ここまで読んで頂けたら、事態の深刻さがわかったことでしょう。

 

 

とりわけディワリの後で、高い数値が出ているということもありますが、そもそもデリーは、WHO20145月に公表した世界約1,600都市の 各大気汚染物質濃度調査によると第1位。そして11月から1月にかけては、天候条件等が重なり、ますます深刻になるそう。重点的な対策が求められるようです。

デリー在住者で詳しい情報を得たいとの方は、一つ資料を見つけたので、あげておきますね。

(インドにおける大気汚染の現状 在インド日本国大使館 医務官 金武和人 http://www.in.emb-japan.go.jp/PDF/20160215_(Dr.Kanetake).pdf

 

では、ここまで深刻な影響をもたらすのに、どうしてディワリで花火や爆竹に火をつけるのかを考えると、
 

①伝統だから。

前回の投稿で述べたように、花火でディワリを祝うことにインド人にとっては意味がある。だからやる。

世の中って全て合理的に回っているわけではないし、そこだけも求めて生きていくことはあまり面白くないですもんね。

日本人がクリスマスにケーキを食べるのとか、お盆は御墓参りに行くとか、初詣とか、あまり自分の中で意味付けがなされてなくても、幼い頃からそうだったもんってな感じでそれに従って生きる面って必ずあると思うんです。おそらくディワリにおける花火もそんな感じかと。

 

(でも、僕のデリーの友人の1人(Green Diwali支持者)によると、花火や爆竹というものは、ディワリ特有のものではあったわけではなく、長いディワリの歴史の中で割と最近行われるようになったとか。

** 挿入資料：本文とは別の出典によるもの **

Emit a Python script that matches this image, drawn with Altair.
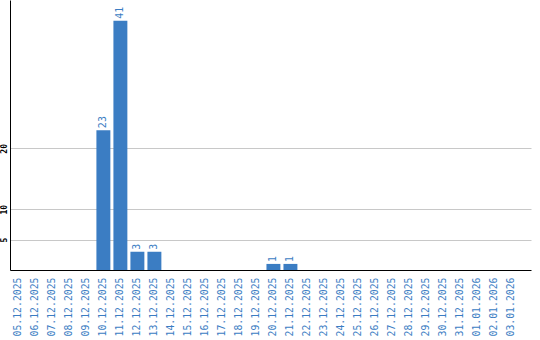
import altair as alt
import pandas as pd

dates = [
    "05.12.2025", "06.12.2025", "07.12.2025", "08.12.2025", "09.12.2025",
    "10.12.2025", "11.12.2025", "12.12.2025", "13.12.2025", "14.12.2025",
    "15.12.2025", "16.12.2025", "17.12.2025", "18.12.2025", "19.12.2025",
    "20.12.2025", "21.12.2025", "22.12.2025", "23.12.2025", "24.12.2025",
    "25.12.2025", "26.12.2025", "27.12.2025", "28.12.2025", "29.12.2025",
    "30.12.2025", "31.12.2025", "01.01.2026", "02.01.2026", "03.01.2026",
]
counts = [0, 0, 0, 0, 0, 23, 41, 3, 3, 0,
          0, 0, 0, 0, 0, 1, 1, 0, 0, 0,
          0, 0, 0, 0, 0, 0, 0, 0, 0, 0]
y_ticks = [5, 10, 20]

df = pd.DataFrame({"date": dates, "count": counts})

BLUE = "#3b7dc3"
FONT = "DejaVu Sans Mono"

x = alt.X(
    "date:N", sort=dates, title=None,
    scale=alt.Scale(paddingInner=0.18, paddingOuter=0.41, align=0.1),
    axis=alt.Axis(labelAngle=270, labelAlign="right", labelBaseline="middle",
                  labelPadding=7, ticks=False, domainColor="black", domainWidth=1,
                  labelColor=BLUE, labelFont=FONT, labelFontSize=9.8,
                  labelOverlap=False, grid=False),
)
y = alt.Y(
    "count:Q", title=None,
    scale=alt.Scale(domain=[0, 44.4], nice=False),
    axis=alt.Axis(values=y_ticks, labelAngle=270, labelAlign="center",
                  labelBaseline="bottom", labelPadding=2, ticks=False,
                  domainColor="black", domainWidth=1, labelColor="black",
                  labelFont=FONT, labelFontSize=8, labelFontWeight="bold",
                  gridColor="#c8c8c8", gridWidth=1),
)

bars = alt.Chart(df).mark_bar(color=BLUE).encode(x=x, y=y)
labels = alt.Chart(df).transform_filter("datum.count > 0").mark_text(
    angle=270, align="left", baseline="middle", dx=2,
    font=FONT, fontSize=10, color=BLUE,
).encode(x=alt.X("date:N", sort=dates), y="count:Q", text="count:Q")

chart = (bars + labels).properties(
    width=521, height=270,
    autosize=alt.AutoSizeParams(type="none"),
    padding={"left": 10, "top": 0, "right": 9, "bottom": 70},
).configure_view(stroke=None)

chart.save("out.html", embed_options={"renderer": "svg", "actions": False})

)

 

 

②害についての認知があまい。

インド人と言いましても、育ちも違ければ、受けた教育の量と質も異なるわけで、皆が大気汚染の深刻さに関して最低限の理解を持っているかというとおそらくそうではないのかと。特に、大気汚染のように、目に見える形で害を受ける(例えば病気になる)までに時間がかかるものに関してはなおさら理解が難しいかと。

 

これを書いていて思い出したのだけど、ケニアに行った際に、ホームステイ先の子供が、ひたすらベランダの床でお絵かきのマネのようなことをした後に、真っ黒の素手でマンゴーを食べているのを見て、『あ~これは・・・』って思った経験もありました。

 

彼らは、そういった環境下で育っているから、すぐにお腹を壊すようなことがないのかもしれないのだけれど、世界には不衛生な水を飲んで亡くなる子供が大勢いるように、汚れた手で食べることは安全ではない。

 

日本人の子供が手洗いを徹底して行なっているとは言わないけれど、明らかに汚れた場合は、手でものを食べることを拒むケースが多いと思うんです。

 

でもそれが何故かって言うと、「食べる前は手を洗いましょう」って教育が幼い頃から家庭とか学校でなされるからであって、生まれながらにして得ている習慣ではない。

 

それがどうしたかと言うと、つまり、このインドのディワリによる大気汚染の現状も、結局はその弊害の理解の欠如もしくは不足が一つの大きな要因かなと。

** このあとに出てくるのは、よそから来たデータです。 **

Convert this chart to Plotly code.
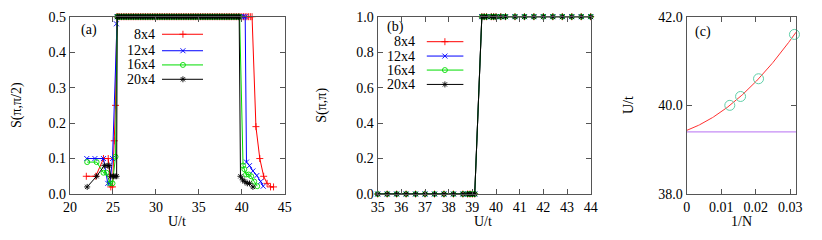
import numpy as np
import plotly.graph_objects as go

# ---------------- data: panel (a) ----------------
U_plateau = [25.6, 25.8, 26.0, 26.2, 26.4, 26.6, 26.8, 27.0, 27.2, 27.4, 27.6, 27.8,
             28.0, 28.2, 28.4, 28.6, 28.8, 29.0, 29.2, 29.4, 29.6, 29.8, 30.0, 30.2,
             30.4, 30.6, 30.8, 31.0, 31.2, 31.4, 31.6, 31.8, 32.0, 32.2, 32.4, 32.6,
             32.8, 33.0, 33.2, 33.4, 33.6, 33.8, 34.0, 34.2, 34.4, 34.6, 34.8, 35.0,
             35.2, 35.4, 35.6, 35.8, 36.0, 36.2, 36.4, 36.6, 36.8, 37.0, 37.2, 37.4,
             37.6, 37.8, 38.0, 38.2, 38.4, 38.6, 38.8, 39.0, 39.2, 39.4, 39.6]
S_plateau = 0.5

a_left_U = {
    "8x4":  [21.9, 23.0, 23.9, 24.45, 24.75, 24.95, 25.15, 25.3, 25.45],
    "12x4": [21.95, 22.9, 23.9, 24.4, 24.65, 24.95, 25.4, 25.5],
    "16x4": [22.0, 23.1, 23.9, 24.25, 24.65, 24.95, 25.3, 25.5],
    "20x4": [22.0, 23.1, 24.0, 24.4, 24.55, 24.75, 25.05, 25.25, 25.43, 25.5],
}
a_left_S = {
    "8x4":  [0.05, 0.05, 0.10, 0.10, 0.02, 0.02, 0.15, 0.25, 0.50],
    "12x4": [0.10, 0.10, 0.10, 0.03, 0.03, 0.10, 0.48, 0.50],
    "16x4": [0.09, 0.09, 0.06, 0.06, 0.03, 0.03, 0.105, 0.50],
    "20x4": [0.02, 0.05, 0.08, 0.08, 0.08, 0.05, 0.05, 0.05, 0.05, 0.50],
}
a_right_U = {
    "8x4":  [39.8, 40.0, 40.2, 40.4, 40.6, 40.8, 41.0, 41.2, 41.65, 42.1, 42.55, 42.95, 43.35, 43.7],
    "12x4": [39.8, 40.0, 40.2, 40.4, 40.55, 40.9, 41.3, 41.75, 42.2, 42.5],
    "16x4": [39.75, 40.15, 40.3, 40.5, 40.8, 41.1, 41.45, 41.8],
    "20x4": [39.7, 39.85, 40.1, 40.35, 40.65, 40.9, 41.3],
}
a_right_S = {
    "8x4":  [0.5, 0.5, 0.5, 0.5, 0.5, 0.5, 0.5, 0.5, 0.19, 0.10, 0.05, 0.03, 0.02, 0.02],
    "12x4": [0.5, 0.5, 0.5, 0.5, 0.09, 0.08, 0.065, 0.052, 0.035, 0.022],
    "16x4": [0.5, 0.08, 0.07, 0.055, 0.055, 0.05, 0.035, 0.022],
    "20x4": [0.5, 0.05, 0.04, 0.035, 0.03, 0.03, 0.02],
}

# ---------------- data: panel (b) ----------------
b_U = [35.0, 35.4, 35.8, 36.2, 36.6, 37.0, 37.4, 37.8, 38.2, 38.6, 38.8, 38.9, 39.0, 39.1,
       39.4, 39.5, 39.6, 39.8, 39.9, 40.0, 40.2, 40.4, 40.8, 41.2, 41.6, 42.0, 42.4,
       42.8, 43.2, 43.6, 44.0]
b_S = [0, 0, 0, 0, 0, 0, 0, 0, 0, 0, 0, 0, 0, 0,
       1, 1, 1, 1, 1, 1, 1, 1, 1, 1, 1, 1, 1, 1, 1, 1, 1]

# ---------------- data: panel (c) ----------------
c_invN = [1 / 80, 1 / 64, 1 / 48, 1 / 32]
c_Uc = [40.0, 40.2, 40.6, 41.6]
c_Uinf = 39.4
c_xmax = 0.0317

sizes = ["8x4", "12x4", "16x4", "20x4"]
colors = {"8x4": "#ff0000", "12x4": "#0000ff", "16x4": "#00dd00", "20x4": "#000000"}
symbols = {"8x4": "cross-thin-open", "12x4": "x-thin-open", "16x4": "circle-open",
           "20x4": "asterisk-open"}

W, H = 822, 240
OFF = 8  # page body margin in the browser
FONT = "Liberation Serif"
FRAME = "#555555"


def px_x(p):
    return (p - OFF) / W


def px_y(p):
    return 1 - (p - OFF) / H


yb, yt = px_y(194), px_y(16.7)
dom_a = [px_x(70), px_x(284.7)]
dom_b = [px_x(377.7), px_x(590.7)]
dom_c = [px_x(686.7), px_x(796)]

fig = go.Figure()


def mk(c, sym, size=5):
    return dict(color=c, size=size, symbol=sym, line=dict(color=c, width=0.9))


# panel (a)
for s in sizes:
    U = a_left_U[s] + U_plateau + a_right_U[s]
    S = a_left_S[s] + [S_plateau] * len(U_plateau) + a_right_S[s]
    fig.add_trace(go.Scatter(x=U, y=S, mode="lines+markers", xaxis="x", yaxis="y",
                             line=dict(color=colors[s], width=1),
                             marker=mk(colors[s], symbols[s]), showlegend=False,
                             cliponaxis=False))

# panel (b)
for s in sizes:
    fig.add_trace(go.Scatter(x=b_U, y=b_S, mode="lines+markers", xaxis="x2", yaxis="y2",
                             line=dict(color=colors[s], width=1),
                             marker=mk(colors[s], symbols[s]), showlegend=False,
                             cliponaxis=False))

# panel (c)
coef = np.polyfit(c_invN, c_Uc, 2)
xf = np.linspace(0, c_xmax, 120)
fig.add_trace(go.Scatter(x=[0, c_xmax], y=[c_Uinf, c_Uinf], mode="lines", xaxis="x3", yaxis="y3",
                         line=dict(color="#c58cf5", width=1.3), showlegend=False))
fig.add_trace(go.Scatter(x=xf, y=np.polyval(coef, xf), mode="lines", xaxis="x3", yaxis="y3",
                         line=dict(color="#ff3030", width=1), showlegend=False))
fig.add_trace(go.Scatter(x=c_invN, y=c_Uc, mode="markers", xaxis="x3", yaxis="y3",
                         marker=dict(color="#5fcfa8", size=10, symbol="circle-open",
                                     line=dict(color="#5fcfa8", width=1)),
                         showlegend=False, cliponaxis=False))

# legend samples (overlay axes in domain fractions)
leg_rows_a = [0.901, 0.808, 0.728, 0.647]
leg_rows_b = [0.859, 0.778, 0.699, 0.618]
leg_geom = {
    "a": dict(xa="x4", ya="y4", x0=0.4285, x1=0.6195, xm=0.526, xt=0.405,
              rows=leg_rows_a, ref="x", yref="y"),
    "b": dict(xa="x5", ya="y5", x0=0.2305, x1=0.4023, xm=0.3155, xt=0.186,
              rows=leg_rows_b, ref="x2", yref="y2"),
}
annotations = []
for key, g in leg_geom.items():
    for s, r in zip(sizes, g["rows"]):
        fig.add_trace(go.Scatter(x=[g["x0"], g["x1"]], y=[r, r], mode="lines",
                                 xaxis=g["xa"], yaxis=g["ya"],
                                 line=dict(color=colors[s], width=1), showlegend=False))
        fig.add_trace(go.Scatter(x=[g["xm"]], y=[r], mode="markers",
                                 xaxis=g["xa"], yaxis=g["ya"],
                                 marker=mk(colors[s], symbols[s]), showlegend=False))
        annotations.append(dict(x=g["xt"], y=r, xref=g["ref"] + " domain",
                                yref=g["yref"] + " domain",
                                text=s, showarrow=False, xanchor="right", yanchor="middle",
                                font=dict(size=14, family=FONT, color="black")))

# panel labels
for txt, xp, yp in [("(a)", 79, 30), ("(b)", 385, 27), ("(c)", 692.7, 32)]:
    annotations.append(dict(x=px_x(xp), y=px_y(yp), xref="paper", yref="paper", text=txt,
                            showarrow=False, xanchor="left", yanchor="middle",
                            font=dict(size=14, family=FONT, color="black")))

# axis titles
for txt, xp, yp, ang in [("S(π,π/2)", 17, 105, -90), ("U/t", 176.7, 221, 0),
                         ("S(π,π)", 321.7, 105, -90), ("U/t", 483, 221, 0),
                         ("U/t", 628, 105, -90), ("1/N", 741.7, 221, 0)]:
    annotations.append(dict(x=px_x(xp), y=px_y(yp), xref="paper", yref="paper", text=txt,
                            showarrow=False, xanchor="center", yanchor="middle", textangle=ang,
                            font=dict(size=14, family=FONT, color="black")))

axis_common = dict(showline=True, linecolor=FRAME, linewidth=1.2, mirror="allticks",
                   ticks="inside", ticklen=5, tickcolor=FRAME, showgrid=False,
                   zeroline=False, automargin=False,
                   tickfont=dict(size=14, family=FONT, color="black"))

fig.update_layout(
    width=W, height=H, margin=dict(l=0, r=0, t=0, b=0),
    paper_bgcolor="white", plot_bgcolor="white",
    font=dict(family=FONT, size=14, color="black"),
    annotations=annotations,
    xaxis=dict(domain=dom_a, anchor="y", range=[20, 45], tickvals=[20, 25, 30, 35, 40, 45],
               **axis_common),
    yaxis=dict(domain=[yb, yt], anchor="x", range=[0, 0.5], tickvals=[0, 0.1, 0.2, 0.3, 0.4, 0.5],
               tickformat=".1f", **axis_common),
    xaxis2=dict(domain=dom_b, anchor="y2", range=[35, 44], tickvals=list(range(35, 45)),
                **axis_common),
    yaxis2=dict(domain=[yb, yt], anchor="x2", range=[0, 1], tickvals=[0, 0.2, 0.4, 0.6, 0.8, 1.0],
                tickformat=".1f", **axis_common),
    xaxis3=dict(domain=dom_c, anchor="y3", range=[0, c_xmax], tickvals=[0, 0.01, 0.02, 0.03],
                ticktext=["0", "0.01", "0.02", "0.03"], **axis_common),
    yaxis3=dict(domain=[yb, yt], anchor="x3", range=[38, 42], tickvals=[38, 40, 42],
                tickformat=".1f", **axis_common),
    xaxis4=dict(overlaying="x", anchor="y4", range=[0, 1], visible=False, fixedrange=True),
    yaxis4=dict(overlaying="y", anchor="x4", range=[0, 1], visible=False, fixedrange=True),
    xaxis5=dict(overlaying="x2", anchor="y5", range=[0, 1], visible=False, fixedrange=True),
    yaxis5=dict(overlaying="y2", anchor="x5", range=[0, 1], visible=False, fixedrange=True),
)

fig.write_html("out.html")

現に、少しずつではあるものの、Green Diwaliを訴える動きも出てきているようで。こういう動きがもっともっとメジャーになって、社会として関心が払われるようになると改善に向けて大きく舵きりがなされるんだろうなと思ってみたり。日本も公害が深刻化してから様々な措置がなされたようにね。

 
でも、原因が経済活動のようなものであると、利害のぶつかり合いが一つ重要な焦点だけど、文化や伝統と深く結びついている時にどのような議論がなされるのか。

 

この点は非常に気になるところです。

 

インドが時折見せる強引さを発揮して、「花火禁止!!」ってなるのか、

それともクリーンな花火の開発がなされるのか。

それともめちゃくちゃハイテクな空気清浄機が発明されちゃうのか。

それとも「インドはこのままでいんや。」って方向を貫くのか。

 

本当インドはどうなるんだろう。

 

時代の流れとか、国の発展度合いにによって、様々なことが変わりいくことはむしろ普通なのかもしれないけど、現代社会が直面する社会問題に対して、国として、インド人としてどう向き合っていくのかは、今後注目していきたいところです。

 

 

んで、タイトルはですね、大気汚染によって曇りきったデリーを嘆いたものでした。

 

サブタイトルもつけて、もう一度言わせてください。

 

『あなたのサリー姿を見たいのに。あぁ、悲しいよ。デリーの空が邪魔をするから。』
 

この声が数年後のインドに届きますように。

 

では、皆さん、良い週末を!!

僕は明日も働きます。あと、マスク買いました。